How much does an AI video ad cost?

Documented AI ads ran from ~$30 (a product swap, 115 credits) to ~$1,300 (a cinematic brand film, ~5,100 credits) on invideo's generative plan at ~21¢ per credit. A standard UGC ad averages ~$125, a product showcase ~$195, and a character + language localization ~$145. A full multi-platform campaign came in at ~$33. Cost tracks format and iteration depth, not clip length, and every figure includes rejected generations.

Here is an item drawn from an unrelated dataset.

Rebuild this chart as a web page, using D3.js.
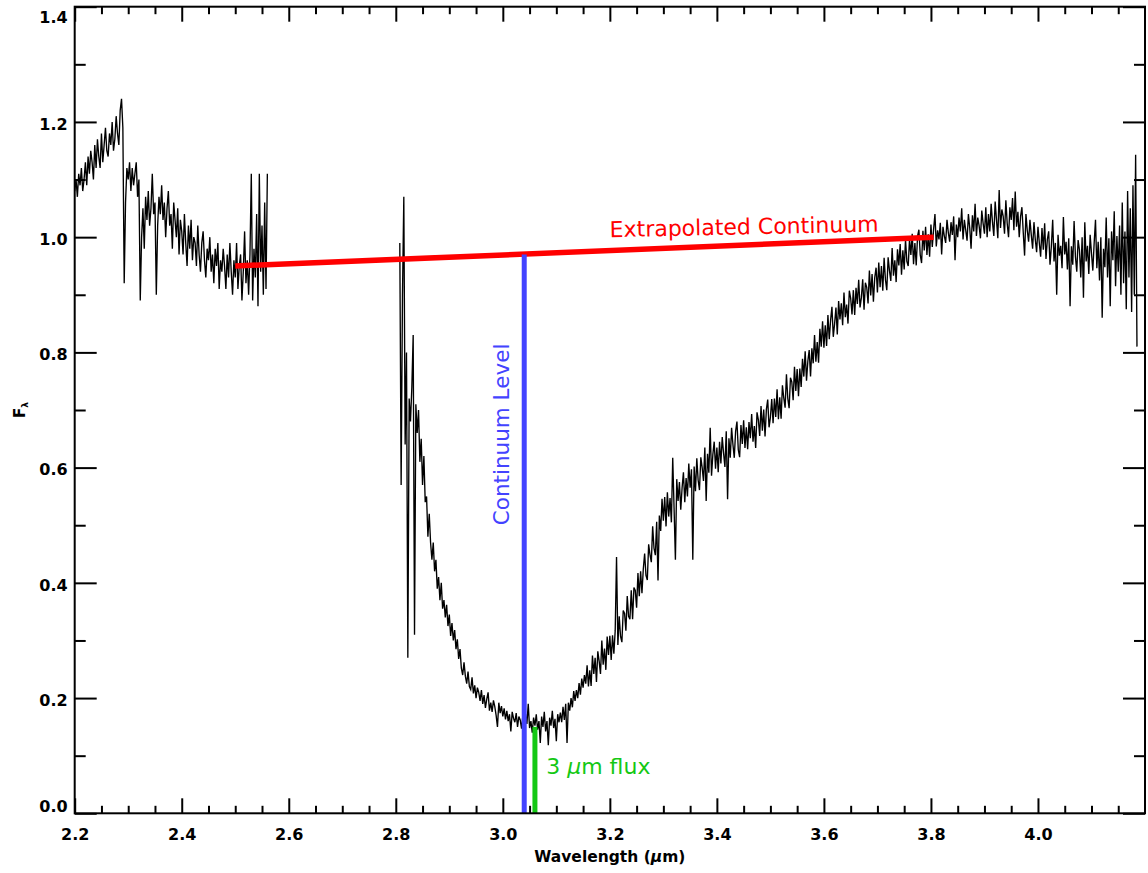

Is AI cheaper than an ad agency?

Yes, by orders of magnitude in the documented cases. A full multi-platform ad campaign cost ~$33 against an estimated $100,000+ for a comparable traditional production, and AI real-estate B-roll cost ~$67 versus a $300–$500 drone shoot — roughly 75–87% less. The cost falls because credits replace crews, locations, equipment, and shoot days; a two-person team ships 4–5 UGC ads per 8-hour day at ~$125 each.

What does an AI UGC ad cost?

A UGC ad averages ~$125 — about 500 credits — including the heavy iteration UGC requires (a documented run generated 103 videos to use 49). Individual ads ranged ~$73 to ~$130 depending on how many clips were generated to reach the final selects. The first ad in a session costs more in time (~3 hours including 15–20 minutes of brand setup); each later ad runs ~2 hours.